A Bazaar Life — The Autobiography of David Alliance, written with Ivan Fallon, (The Robson Press, £25) is David Alliance’s revelatory smörgåsbord of adventures, with lessons for success in the cut-throat world of business.
Lord Alliance (who, like the three Magi, hails from Kashan, in Iran) spun his own yarn of magic all the way to Cottonopolis, Manchester, saviour of this country’s fortunes through its textile trade. And Alliance became the king of that trade, establishing the biggest textile empire in Western Europe, with over 70,000 employees, and revenues of £2.5 billion.
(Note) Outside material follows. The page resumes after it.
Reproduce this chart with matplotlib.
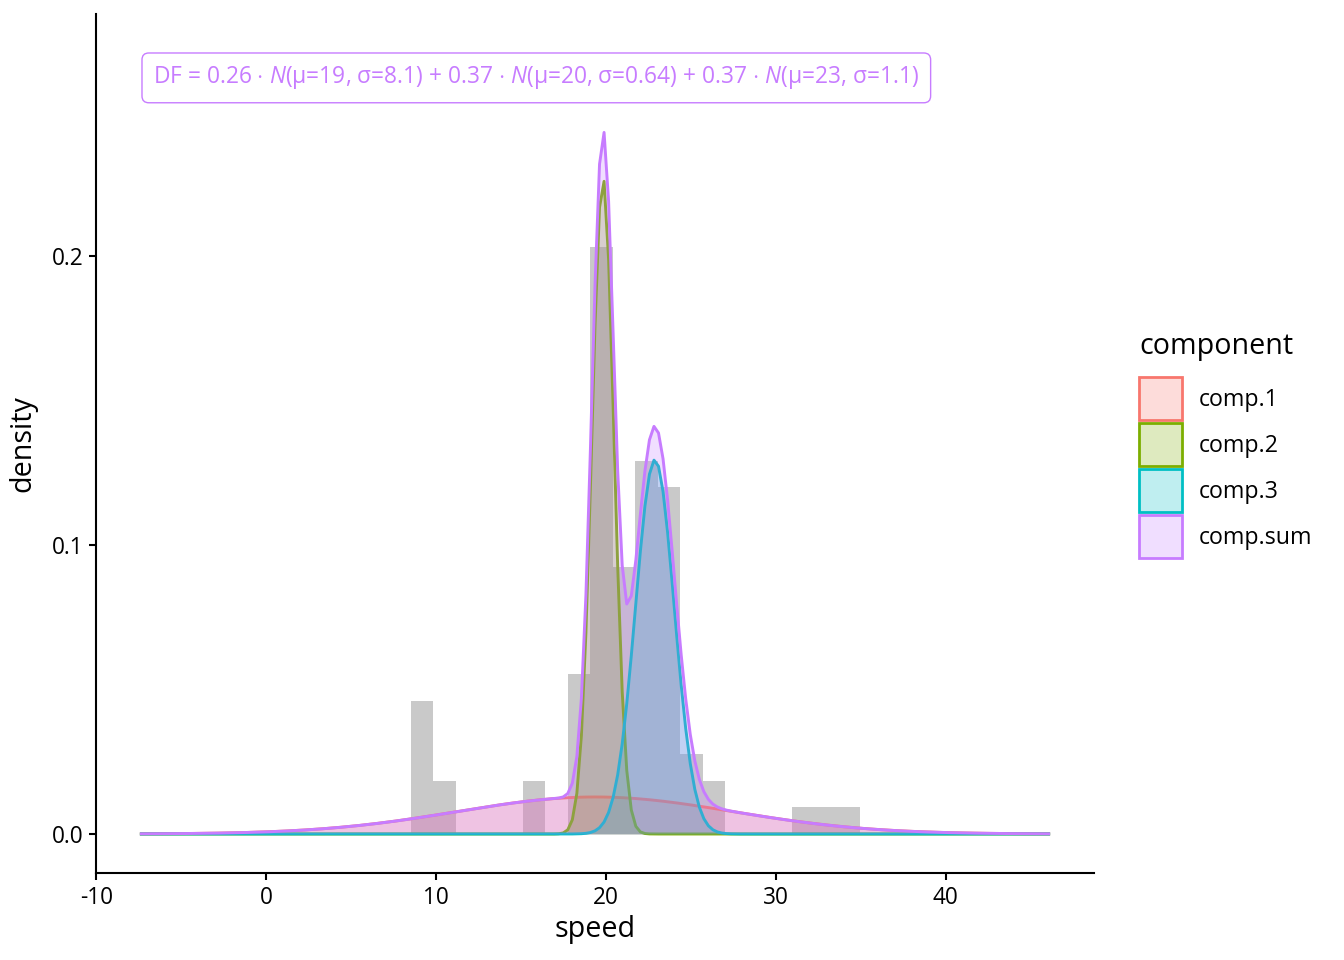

Yet he started out with “no money, no contacts and only a few words of English — “How much?” and “too dear”. He says that a rabbi “humorously summarised business ethics to me as ‘Buy cheap. Sell dear.’” Alliance’s ethics today are far more ennobling and enabling: “Your reputation is your most important asset… There is no such thing as ‘can’t be done’… The key to good business is a satisfied customer.”
Enormous wealth, of course, brings access to the powerful — in Alliance’s case, British prime ministers, the Shah of Iran, Ethiopian dictator Colonel Mengistu, and various Mossad princelings, offering him considerable insights into the modern Middle East.
He discloses how, at the time of Israel’s establishment, when Jews were fleeing Arab countries, the Shah ordered that Jewish refugees, newly arrived from Iraq, should be given Iranian passports.